With a 300MHz FSB safely in the bag, I rebooted the machine and returned to the BIOS. Increasing the FSB to 320MHz was an easy next step, and the PC complied without a problem. The next milestone was 350MHz. The PC booted, but hung when loading Windows. Again, temperature wasn't an issue, so I stepped up the vcore. The P5K Premium allows fine-grained control over CPU voltage, so I gradually worked my way up to 1.45V, at which point the PC loaded Windows and could handle a workout in Orthos.
At 350MHz, the CPU was ticking over at 3.15GHz - more than 25 per cent quicker than its reference speed. I left the memory divider at a 1:1 ratio, so it was now running at 350MHz (700MHz effective), 100MHz below its rated speed, which meant there was still some headroom for a higher overclock . The massive FSB and high clock speed were beginning to pay big dividends in the benchmarks too, with my system's video encoding score climbing to 1,731, almost 400 points higher than it was at stock speeds.
From 350MHz, I gradually worked my way up. The system was stable at 360MHz with a 1.45V vcore, but in Orthos, the CPU temperature hit 75˚C. If I planned to keep this overclock permanently, this is the point at which I would consider moving from an HSF to a water-cooled setup. I managed to push the FSB to 385MHz without needing more vcore.
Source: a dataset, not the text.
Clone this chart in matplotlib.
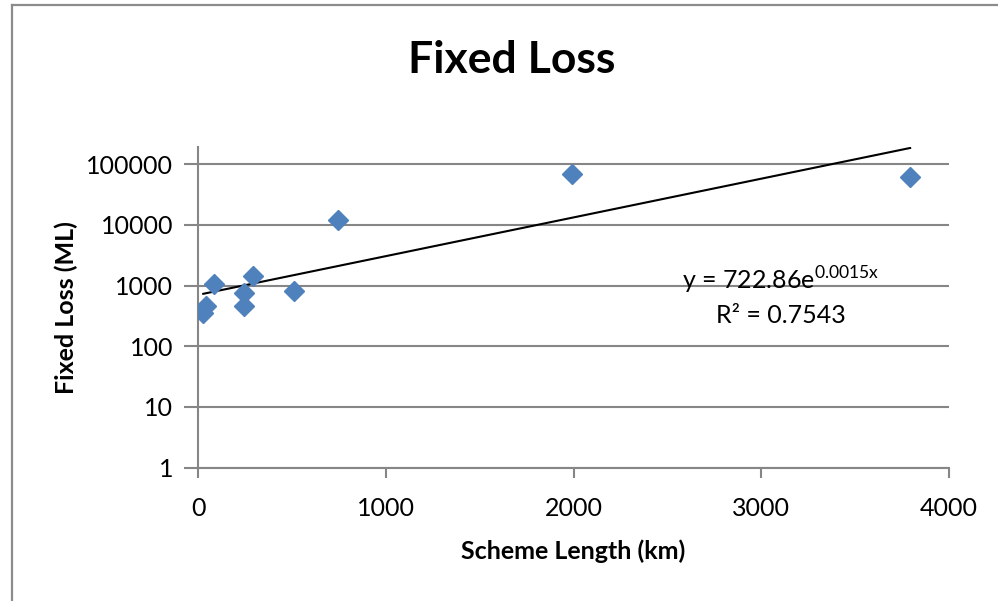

My next goal was a 400MHz FSB, which would increase the CPU's speed to 3.6GHz-1.2GHz above its starting point. The PC wasn't stable until I upped the vcore to 1.5V. With this amount of voltage, the chip reached a scorching 87˚C under load in Orthos - again, not recommended for permanent use. Needless to say, the benchmark scores were very good. This was as far as I could progress, however; beyond this stage, the PC crashed continually.